В будущем профессор Московской консерватории, талантливый композитор, музыкальный этнограф. Писал музыку и стихи. Единственный из всех детей Толстого, кто пережил революцию на родине. Один из учредителей музея Л. Н. Толстого в Москве, комментировал Полное собрание сочинений отца. Во время рокового ухода отца из имения встал на его сторону. Скончался в возрасте 84 лет.
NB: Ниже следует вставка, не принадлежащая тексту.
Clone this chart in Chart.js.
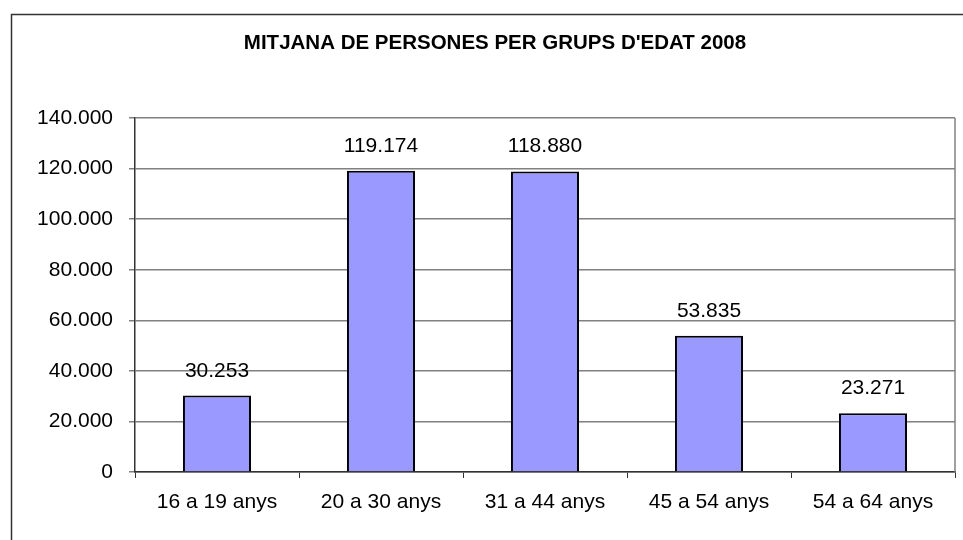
<!DOCTYPE html>
<html>
<head>
<meta charset="utf-8">
<script src="https://cdn.jsdelivr.net/npm/chart.js@4"></script>
<style>
  html, body { margin: 0; padding: 0; background: #fff; }
  #wrap { width: 963px; height: 540px; }
</style>
</head>
<body>
<div id="wrap"><canvas id="bar-chart" width="963" height="540"></canvas></div>
<script>
// data
const categories = ["16 a 19 anys", "20 a 30 anys", "31 a 44 anys", "45 a 54 anys", "54 a 64 anys"];
const persones = [30253, 119174, 118880, 53835, 23271];
const yTicks = [0, 20000, 40000, 60000, 80000, 100000, 120000, 140000];
const chartTitle = "MITJANA DE PERSONES PER GRUPS D'EDAT 2008";

const FONT = "'Liberation Sans', Arial, sans-serif";

// thousands with a dot, as in the original
function fmt(v) {
  return String(Math.round(v)).replace(/\B(?=(\d{3})+(?!\d))/g, ".");
}

// outer frame, title, and right edge of plot area
const framePlugin = {
  id: 'frame',
  beforeDraw(chart) {
    const ctx = chart.ctx;
    ctx.save();
    ctx.strokeStyle = '#333';
    ctx.lineWidth = 1.5;
    ctx.strokeRect(11.5, 14.5, 2000, 2000);
    ctx.font = 'bold 20.5px ' + FONT;
    ctx.fillStyle = '#000';
    ctx.textAlign = 'center';
    ctx.textBaseline = 'alphabetic';
    ctx.fillText(chartTitle, 495, 49);
    ctx.restore();
  },
  afterDraw(chart) {
    const a = chart.chartArea;
    const ctx = chart.ctx;
    ctx.save();
    ctx.strokeStyle = '#808080';
    ctx.lineWidth = 1.5;
    ctx.beginPath();
    ctx.moveTo(a.right, a.top);
    ctx.lineTo(a.right, a.bottom);
    ctx.stroke();
    ctx.restore();
  }
};

// values above the bars
const valueLabels = {
  id: 'valueLabels',
  afterDatasetsDraw(chart) {
    const ctx = chart.ctx;
    const meta = chart.getDatasetMeta(0);
    ctx.save();
    ctx.font = '21px ' + FONT;
    ctx.fillStyle = '#000';
    ctx.textAlign = 'center';
    ctx.textBaseline = 'alphabetic';
    meta.data.forEach((bar, i) => {
      ctx.fillText(fmt(persones[i]), bar.x, bar.y - 19);
    });
    ctx.restore();
  }
};

new Chart(document.getElementById("bar-chart"), {
  type: 'bar',
  data: {
    labels: categories,
    datasets: [{
      label: "Persones",
      data: persones,
      backgroundColor: '#9999FF',
      borderColor: '#000',
      borderWidth: 2,
      barPercentage: 0.415,
      categoryPercentage: 1.0
    }]
  },
  options: {
    responsive: false,
    animation: false,
    layout: { padding: { left: 0, right: 8, top: 118, bottom: 0 } },
    plugins: {
      legend: { display: false },
      tooltip: { enabled: false },
      title: { display: false }
    },
    scales: {
      x: {
        offset: true,
        grid: {
          offset: true,
          drawOnChartArea: false,
          drawTicks: true,
          tickLength: 6,
          color: '#333'
        },
        border: { color: '#333', width: 1.5 },
        ticks: {
          color: '#000',
          font: { family: FONT, size: 21 },
          padding: 12,
          maxRotation: 0
        },
        afterFit(scale) { scale.height = 68; }
      },
      y: {
        min: 0,
        max: 140000,
        afterBuildTicks(scale) { scale.ticks = yTicks.map(v => ({ value: v })); },
        grid: {
          color: '#808080',
          lineWidth: 1.5,
          drawTicks: true,
          tickLength: 6
        },
        border: { color: '#333', width: 1.5 },
        ticks: {
          color: '#000',
          font: { family: FONT, size: 21 },
          padding: 16,
          callback: v => fmt(v)
        },
        afterFit(scale) { scale.width = 135; }
      }
    }
  },
  plugins: [framePlugin, valueLabels]
});
</script>
</body>
</html>
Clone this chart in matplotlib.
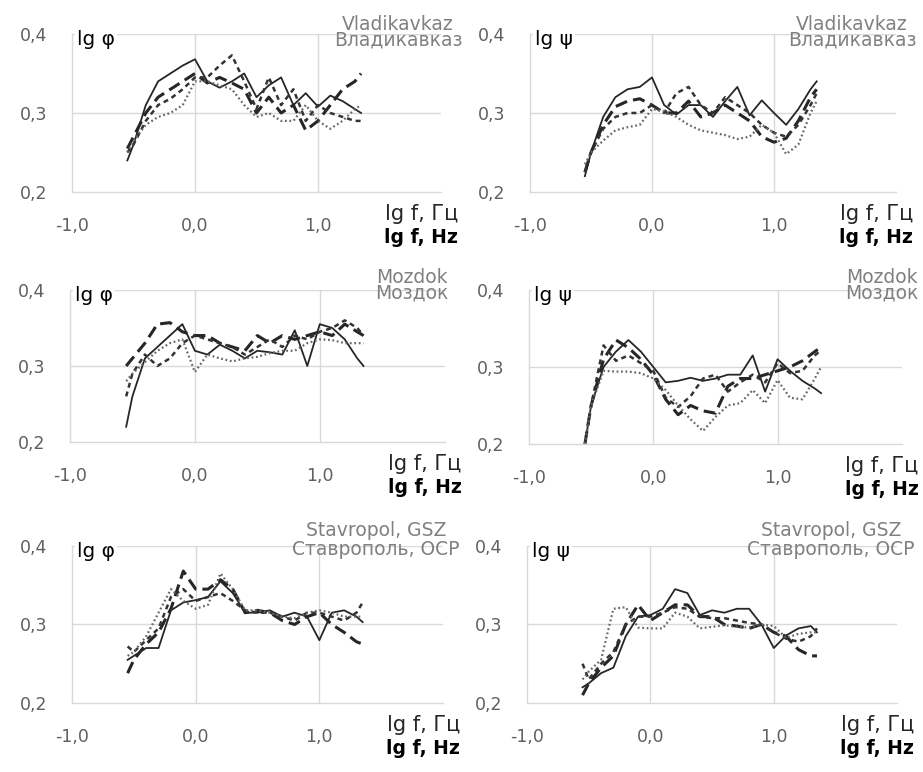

Татьяна Львовна была очень близка с отцом и умела создавать вокруг себя радостную атмосферу. «Таня – 8 лет. Все говорят, что она похожа на Соню, и я верю этому, хотя это также хорошо, но верю потому, что это очевидно… Лучшее удовольствие ее возиться с маленькими… Ее мечта теперь сознательная – иметь детей. Она не любит работать умом, но механизм головы хороший». Детство Татьяны Львовны проходило в то счастливое время, когда Толстой работал над «Войной и миром», Софья Андреевна была ему женой, помощницей и подругой, и ссоры в семье случались редко. Татьяна училась в Московском училище живописи, ваяния и зодчества. Написала около 30 портретов отца. С 14 лет вела свой дневник, который потом издавался, а кроме него, писала еще очерки и воспоминания. Была смотрительницей Дома-музея Толстого. В 1925 году эмигрировала с дочерью. Скончалась в 85 лет в 1950 году, в Риме.